A Canadian judge has ruled that the city of Grande Prairie in Alberta, Canada, was right to ban a pro-life advertisement from appearing on buses, saying the ad was “likely to cause psychological harm to women who have had an abortion.”
The dispute unfolded after the Canadian Centre for Bio-Ethical Reform — an activist group that vocally opposes abortion — submitted the bus ad in question to the local transit authority, and the city subsequently rejected it.
Grand Prairie reportedly disallows any ads that are “immoral, vulgar, disreputable, misleading or offensive to the general public.” This particular ad featured two developing fetuses — one at seven weeks and one at 16 weeks, along with a photo of blood and the caption, “Growing … Growing … Gone. Abortion kills children,” the Edmonton Journal reported.
It was a message that reportedly violated the city’s advertisement standards, with Court of Queen’s Bench Justice C.S. Anderson issuing a Dec. 22 decision that called the rejection of the ad “reasonable,” citing concerns over the way post-abortive women and children would have processed its contents.

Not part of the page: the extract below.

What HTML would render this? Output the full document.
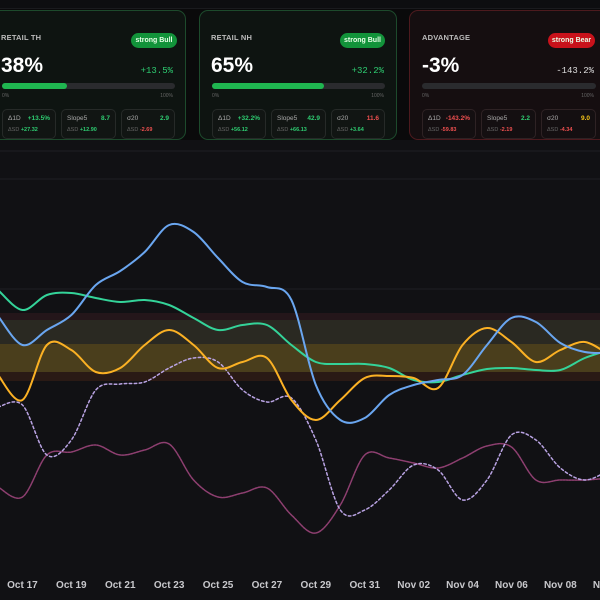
<!DOCTYPE html>
<html><head><meta charset="utf-8"><style>
*{box-sizing:border-box;margin:0;padding:0}
body{width:600px;height:600px;background:#0a0a0b;overflow:hidden;position:relative;font-family:"Liberation Sans",sans-serif;color:#ddd}
.topstrip{position:absolute;left:0;top:0;width:600px;height:9px;background:#0d0e10;border-bottom:1px solid #1a1b1e}
.card{position:absolute;top:10px;height:130px;border-radius:9px;border:1px solid #1d4a2c;background:#0e1411}
.card.bear{border-color:#4d1a1e;background:#150e10}
.title{position:absolute;top:22px;font-size:7.5px;font-weight:bold;color:#bbb;letter-spacing:.2px}
.badge{position:absolute;top:22px;height:15px;border-radius:8px;background:#12933a;color:#e8ffe8;font-size:7px;font-weight:bold;line-height:15px;text-align:center}
.bear .badge{background:#c8121b}
.big{position:absolute;top:43px;font-size:21px;font-weight:bold;color:#fff}
.chg{position:absolute;top:55px;font-family:"Liberation Mono",monospace;font-size:9px;color:#2ecc71;text-align:right}
.bar{position:absolute;top:72px;height:6px;border-radius:3px;background:#2a2b2e}
.fill{height:6px;border-radius:3px;background:#1fb650}
.pl{position:absolute;top:82px;font-size:5px;color:#666}
.sub{position:absolute;top:98px;height:30px;border:1px solid #262a28;border-radius:5px;background:#111513}
.bear .sub{border-color:#2e2224;background:#140f11}
.sub .l{position:absolute;left:5px;top:5px;font-size:6.5px;color:#aaa}
.sub .v{position:absolute;right:5px;top:5px;font-size:6.5px;font-weight:bold}
.sub .d{position:absolute;left:5px;top:17px;font-size:5.5px;color:#666}
.g{color:#2ecc71}.r{color:#f05050}.y{color:#f5c518}.w{color:#ccc}
svg{position:absolute;left:0;top:140px}
</style></head><body>
<div class="topstrip"></div>

<div class="card" style="left:-12px;width:198px">
 <div class="title" style="left:12px">RETAIL TH</div>
 <div class="badge" style="left:142px;width:46px">strong Bull</div>
 <div class="big" style="left:12px">38%</div>
 <div class="chg" style="right:12px">+13.5%</div>
 <div class="bar" style="left:13px;width:173px"><div class="fill" style="width:65px"></div></div>
 <div class="pl" style="left:13px">0%</div><div class="pl" style="right:12px">100%</div>
 <div class="sub" style="left:13px;width:54px"><span class="l">Δ1D</span><span class="v g">+13.5%</span><span class="d">ΔSD <b class="g">+27.32</b></span></div>
 <div class="sub" style="left:72px;width:55px"><span class="l">Slope5</span><span class="v g">8.7</span><span class="d">ΔSD <b class="g">+12.90</b></span></div>
 <div class="sub" style="left:132px;width:54px"><span class="l">σ20</span><span class="v g">2.9</span><span class="d">ΔSD <b class="r">-2.69</b></span></div>
</div>

<div class="card" style="left:199px;width:198px">
 <div class="title" style="left:11px">RETAIL NH</div>
 <div class="badge" style="left:140px;width:45px">strong Bull</div>
 <div class="big" style="left:11px">65%</div>
 <div class="chg" style="right:12px">+32.2%</div>
 <div class="bar" style="left:12px;width:173px"><div class="fill" style="width:112px"></div></div>
 <div class="pl" style="left:12px">0%</div><div class="pl" style="right:12px">100%</div>
 <div class="sub" style="left:12px;width:54px"><span class="l">Δ1D</span><span class="v g">+32.2%</span><span class="d">ΔSD <b class="g">+56.12</b></span></div>
 <div class="sub" style="left:71px;width:55px"><span class="l">Slope5</span><span class="v g">42.9</span><span class="d">ΔSD <b class="g">+66.13</b></span></div>
 <div class="sub" style="left:131px;width:54px"><span class="l">σ20</span><span class="v r">11.6</span><span class="d">ΔSD <b class="g">+3.64</b></span></div>
</div>

<div class="card bear" style="left:409px;width:200px">
 <div class="title" style="left:12px">ADVANTAGE</div>
 <div class="badge" style="left:138px;width:47px">strong Bear</div>
 <div class="big" style="left:12px">-3%</div>
 <div class="chg w" style="right:14px;color:#ddd">-143.2%</div>
 <div class="bar" style="left:12px;width:174px"></div>
 <div class="pl" style="left:12px">0%</div><div class="pl" style="right:14px">100%</div>
 <div class="sub" style="left:12px;width:54px"><span class="l">Δ1D</span><span class="v r">-143.2%</span><span class="d">ΔSD <b class="r">-59.83</b></span></div>
 <div class="sub" style="left:71px;width:55px"><span class="l">Slope5</span><span class="v g">2.2</span><span class="d">ΔSD <b class="r">-2.19</b></span></div>
 <div class="sub" style="left:131px;width:55px"><span class="l">σ20</span><span class="v y">9.0</span><span class="d">ΔSD <b class="r">-4.34</b></span></div>
</div>

<svg id="chart" width="600" height="460" viewBox="0 140 600 460"></svg>
<script>
const dates=["Oct 16","Oct 17","Oct 18","Oct 19","Oct 20","Oct 21","Oct 22","Oct 23","Oct 24","Oct 25","Oct 26","Oct 27","Oct 28","Oct 29","Oct 30","Oct 31","Nov 01","Nov 02","Nov 03","Nov 04","Nov 05","Nov 06","Nov 07","Nov 08","Nov 09","Nov 10"];
const tickLabels=["Oct 17","Oct 19","Oct 21","Oct 23","Oct 25","Oct 27","Oct 29","Oct 31","Nov 02","Nov 04","Nov 06","Nov 08","Nov 10"];
const blueSeries=[284,255,270,285,315,329,348,375,368,342,318,313,300,215,180,182,205,215,220,225,255,282,278,257,248,247];
const greenSeries=[310,290,305,307,302,298,300,295,282,270,275,275,255,238,236,236,232,220,218,225,231,232,230,230,242,250];
const orangeSeries=[225,200,255,250,228,232,255,270,255,232,238,242,200,180,200,222,224,222,212,255,272,258,238,250,258,245];
const lavenderSeries=[193,195,145,160,210,216,218,232,242,238,210,198,202,160,90,90,110,135,130,100,120,165,160,132,120,130];
const plumSeries=[113,103,145,148,155,145,150,156,120,103,107,112,85,67,95,145,142,137,132,142,154,153,120,120,120,122];
const bands=[[287,280,"#24161a"],[280,256,"#2a2922"],[256,228,"#4a3e1c"],[228,219,"#2a1a15"]];
const svg=document.getElementById('chart');
const NS="http://www.w3.org/2000/svg";
function xScale(i){return -2+i*24.45;}
function yScale(v){return 600-v;}
function mk(t,a){const e=document.createElementNS(NS,t);for(const k in a)e.setAttribute(k,a[k]);svg.appendChild(e);return e;}
const bg=mk('rect',{x:0,y:140,width:600,height:460,fill:'#111114'});


[151,179,289].forEach(function(y){const l=mk('line',{x1:0,x2:600,y1:y,y2:y,stroke:'#1f2023','stroke-width':1});

});
bands.forEach(function(b){const r=mk('rect',{x:0,y:yScale(b[0]),width:600,height:b[0]-b[1],fill:b[2]});

});
function path(arr){let p=[];for(let i=0;i<arr.length;i++)p.push([xScale(i),yScale(arr[i])]);
let d="M"+p[0][0]+","+p[0][1];
for(let i=0;i<p.length-1;i++){const p0=p[i-1]||p[i],p1=p[i],p2=p[i+1],p3=p[i+2]||p2;
const c1x=p1[0]+(p2[0]-p0[0])/6,c1y=p1[1]+(p2[1]-p0[1])/6,c2x=p2[0]-(p3[0]-p1[0])/6,c2y=p2[1]-(p3[1]-p1[1])/6;
d+=" C"+c1x+","+c1y+" "+c2x+","+c2y+" "+p2[0]+","+p2[1];}return d;}
function line(arr,color,w,dash,name){const e=mk('path',{d:path(arr),fill:'none',stroke:color,'stroke-width':w,'stroke-dasharray':dash||'none','stroke-linecap':'round'});

}
line(plumSeries,'#8e3f70',1.5,'2 1','plum-series-line');
line(lavenderSeries,'#b9a3e3',1.5,'2.5 2.5','lavender-series-line');
line(greenSeries,'#34d399',2,null,'green-series-line');
line(orangeSeries,'#fbb124',2,null,'orange-series-line');
line(blueSeries,'#6aa6f0',2,null,'blue-series-line');
tickLabels.forEach(function(t){const i=dates.indexOf(t);const e=mk('text',{x:xScale(i),y:588,fill:'#c8c8cc','font-size':10,'font-weight':'bold','text-anchor':'middle','font-family':'Liberation Sans, sans-serif'});e.textContent=t;

});
</script>
</body></html>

“I find the ad is likely to cause psychological harm to women who have had an abortion or who are considering an abortion,” Anderson reportedly wrote, adding that emotional reactions could create a “hostile and uncomfortable” environment. “It is also likely to cause fear and confusion among children who may not fully understand what the ad is trying to express.”
See an image of the ad in question below:
The judge also cited a fear for children who might see the message and become troubled or confused, the Peterborough Examiner reported.
“They may not be familiar with the word abortion, but they can read and understand that ‘something’ kills children,” Anderson wrote in her ruling.
The Canadian Centre for Bio-Ethical Reform had taken to the courts not for monetary gain, but to see the ad be approved, arguing the rejection hampered the group’s freedom of expression. But while the ad won’t be going on display on Grand Prairie buses, it will be shown in the city of Peterborough.
While Peterborough officials also reportedly initially banned the ad, a previous court challenge by the Canadian Centre for Bio-Ethical Reform led the Ontario Superior Court of Justice to conclude that the organization’s freedom of expression was, indeed, hampered; the city later agreed to allow the ad, which will run before the end of March, the Examiner reported.
As Faithwire previously reported, this isn’t the first time a pro-life ad has made headlines after being banned or rejected.
In fact, France recently refused to lift a ban on the airing on TV commercial that shows children with Down syndrome speaking out about their experience living with the disorder. The European country rejected an appeal on Nov. 10 to overturn the ban that was originally imposed by the French Broadcasting Counsel.
The clip in question was released in 2014 to commemorate World Down Syndrome Day, and, though it was recognized by the United Nations, France’s government reportedly found that it was inappropriate, as it was “likely to disturb the conscience of women who had lawfully made different personal life choices.”